I know that having such things in the doc strings would probably be your
ideal, but note that clojuredocs.org is editable by anyone, and one could
in a few minutes create an account there and document what they consider
corner cases.

I don't know where you'd most like to find these kinds of notes.  I've just
added some examples on clojuredocs.org for "if" that explain these things,
and added links from "cond", "if-let", "if-not", "when", and a couple
others to see the example for "if" explaining Clojure's logical true and
false.  Check it out and see if it is what you would hope to find.
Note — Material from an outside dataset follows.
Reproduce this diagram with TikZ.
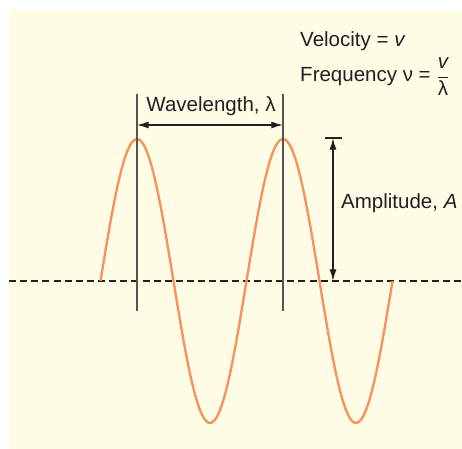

http://clojuredocs.org/clojure_core/clojure.core/if

The cheatsheet at http://clojure.org/cheatsheet (and the tooltip variants
available at http://jafingerhut.github.com) link to the clojuredocs pages,
so they have visibility to people who use the cheatsheet, or
clojuredocs.orgdirectly.

Andy

On Thu, Apr 12, 2012 at 2:27 PM, Vinzent <ru.vinz...@gmail.com> wrote:

> false and true are JVM built-ins.
>>
> Yes, but clojure uses this booleans as a basic type, in the same way as it
> does for lists and symbols.
>
>
>> You could argue the same way that since (1 2 3) and [1 2 3] are equal,
>>
>> they represent the same value, and thus you should be able to call
>> `subvec' on both of them.
>>
> Well, if we draw an analogy with subvec, then the behaviour we're
> discussing would rather be the same as if (subvec [1 2 3] 1) would return
> [2 3] and (subvec '(1 2 3) 1) would return "haha, gotcha!" :)
>
> Since you are complaining about =, do you mean that = should be
>>
>> special-cased to do an identity-check instead of an equality check for
>> java.lang.Booleans?  E.g., are you demanding that (= false
>> (Boolean. false)) should be false?  That would be horrible.
>>
>
> It's not that I'm complaining about =, it's more about documentation and
> such kind of stuff. On the other hand, if we ignore the fact that = uses
> .equals under the hood, it'd be reasonable to return false in this case
> (because clojure doesn't really treat the two as equal things).